Secret Knowledge: Roller Skating

“They’ve had skating beef for thirty years.”

Learning to roller skate isn’t hard; it’s mostly about learning to push with the bottom of your feet and maintaining your balance. The trickier part is finding your place in a group of people who have been cruising the streets of San Francisco for decades.

Lucy took up rollerskating about three years ago with a set of used Riedell skates and a day-long lesson. “It’s scary at first because you’re going to fall. And you do fall.” Now she skates almost every Sunday, mostly at the Skatin’ Place in Golden Gate Park near 6th Avenue.

The scene in San Francisco isn’t as big as those in Chicago and LA, but it’s long-standing and tightly knit.

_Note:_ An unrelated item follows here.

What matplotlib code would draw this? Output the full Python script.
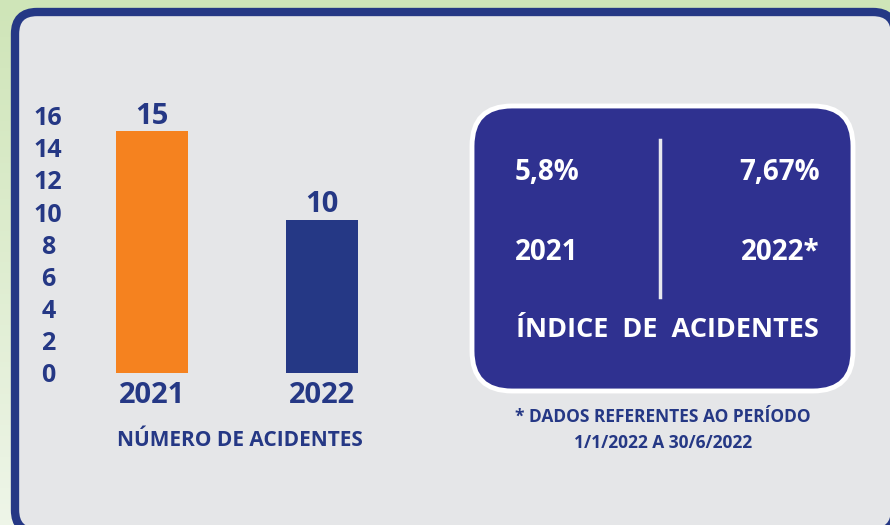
import numpy as np
import matplotlib
matplotlib.use("Agg")
import matplotlib.pyplot as plt
from matplotlib.patches import FancyBboxPatch
from matplotlib.colors import LinearSegmentedColormap

plt.rcParams["font.family"] = ["Open Sans", "DejaVu Sans"]
plt.rcParams["font.weight"] = "bold"

# data
years = ["2021", "2022"]
accidents = [15, 9.5]          # bar heights as drawn
accident_labels = ["15", "10"]  # labels printed over the bars
yticks = list(range(0, 17, 2))
index_values = ["5,8%", "7,67%"]
index_years = ["2021", "2022*"]

NAVY = "#253885"
ORANGE = "#F5821F"
BOX = "#2F3190"
PANEL = "#E5E6E8"

W, H = 890, 525
fig = plt.figure(figsize=(W / 100, H / 100), dpi=100)

# background layer in pixel coordinates (y down)
bg = fig.add_axes([0, 0, 1, 1])
bg.set_xlim(0, W)
bg.set_ylim(H, 0)
bg.axis("off")
grad = np.linspace(0, 1, 100).reshape(-1, 1)
green = LinearSegmentedColormap.from_list("g", ["#cfe5b8", "#eef5e8"])
bg.imshow(grad, cmap=green, extent=[0, W, H, 0], aspect="auto", zorder=0)

frame = FancyBboxPatch((15, 12), 880, 520, boxstyle="round,pad=0,rounding_size=22",
                       facecolor=PANEL, edgecolor=NAVY, linewidth=6, zorder=1)
bg.add_patch(frame)

box = FancyBboxPatch((472, 106), 381, 285, boxstyle="round,pad=0,rounding_size=40",
                     facecolor=BOX, edgecolor="white", linewidth=3.5, zorder=2)
bg.add_patch(box)
bg.plot([660, 660], [140, 297], color="#e8e8ee", lw=2.5, zorder=3)

big = 20
bg.text(515, 172, index_values[0], color="white", fontsize=big, ha="left", va="center", zorder=4)
bg.text(820, 172, index_values[1], color="white", fontsize=big, ha="right", va="center", zorder=4)
bg.text(515, 252, index_years[0], color="white", fontsize=big, ha="left", va="center", zorder=4)
bg.text(820, 252, index_years[1], color="white", fontsize=big, ha="right", va="center", zorder=4)
bg.text(667, 330, "ÍNDICE  DE  ACIDENTES", color="white", fontsize=19.5, ha="center", va="center", zorder=4)

bg.text(663, 417, "* DADOS REFERENTES AO PERÍODO", color=NAVY, fontsize=12.5, ha="center", va="center")
bg.text(663, 443, "1/1/2022 A 30/6/2022", color=NAVY, fontsize=12.5, ha="center", va="center")
bg.text(240, 440, "NÚMERO DE ACIDENTES", color=NAVY, fontsize=15, ha="center", va="center")

# bar chart
ax_left, ax_right = 67, 407
ax_bottom = 373
ax_h = 16 * 16.1
ax = fig.add_axes([ax_left / W, (H - ax_bottom) / H, (ax_right - ax_left) / W, ax_h / H])
ax.patch.set_alpha(0)
x = np.arange(len(years))
bars = ax.bar(x, accidents, width=0.42, color=[ORANGE, NAVY], zorder=3)
for b, lab in zip(bars, accident_labels):
    ax.text(b.get_x() + b.get_width() / 2, b.get_height() + 0.05, lab,
            ha="center", va="bottom", color=NAVY, fontsize=21)
ax.set_xlim(-0.5, 1.5)
ax.set_ylim(0, 16)
ax.set_xticks(x)
ax.set_xticklabels(years, fontsize=21, color=NAVY)
ax.set_yticks(yticks)
ax.set_yticklabels([str(t) for t in yticks], fontsize=18, color=NAVY)
for lab in ax.get_yticklabels():
    lab.set_horizontalalignment("center")
ax.tick_params(axis="y", length=0, pad=13.5)
ax.tick_params(axis="x", length=0, pad=6)
for s in ax.spines.values():
    s.set_visible(False)

fig.savefig("out.png", dpi=100)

Colleen, Terrance, Miles have been at The Skatin’ Place for decades; Palmer skates a huge loop through the city while wearing a sailor hat and sequins, and the owner of Skates on Haight rides in traffic, without brakes. There are aggro derby girls, and extreme speed rollerbladers, but Lucy skates in a style that’s more like dancing.

Lucy learned her moves from Terrance, who has been at the Skatin’ Place  for thirty years. Which brings us to the beef: due to various romantic entanglements, Terrance and a man named Miles have been at odds for years. A picture of Terrance from the 1980’s includes Miles in the background, “so angry, just glaring at him.” They still haven’t reconciled.

For the most part though skating is incredibly positive, welcoming and wholesome. “It just makes you happy. It’s like dancing but it’s on roller skates. Just like anything else in the world, people can ruin something that’s simple and good, but most don’t.”

With the closure of  Redwood Roller Rink and the rumored closing of Golden Skate, the Bay Area scene may be in decline. But Skatin’ Place is still going strong, hosting tons of skaters under the towering eucalyptus every weekend. Lucy remembers thinking that the skaters she saw were thirty-somethings, only to find out some of them were in their sixties. “They’ve been skating for 45 years, and they’re never going to stop. It keeps them young.”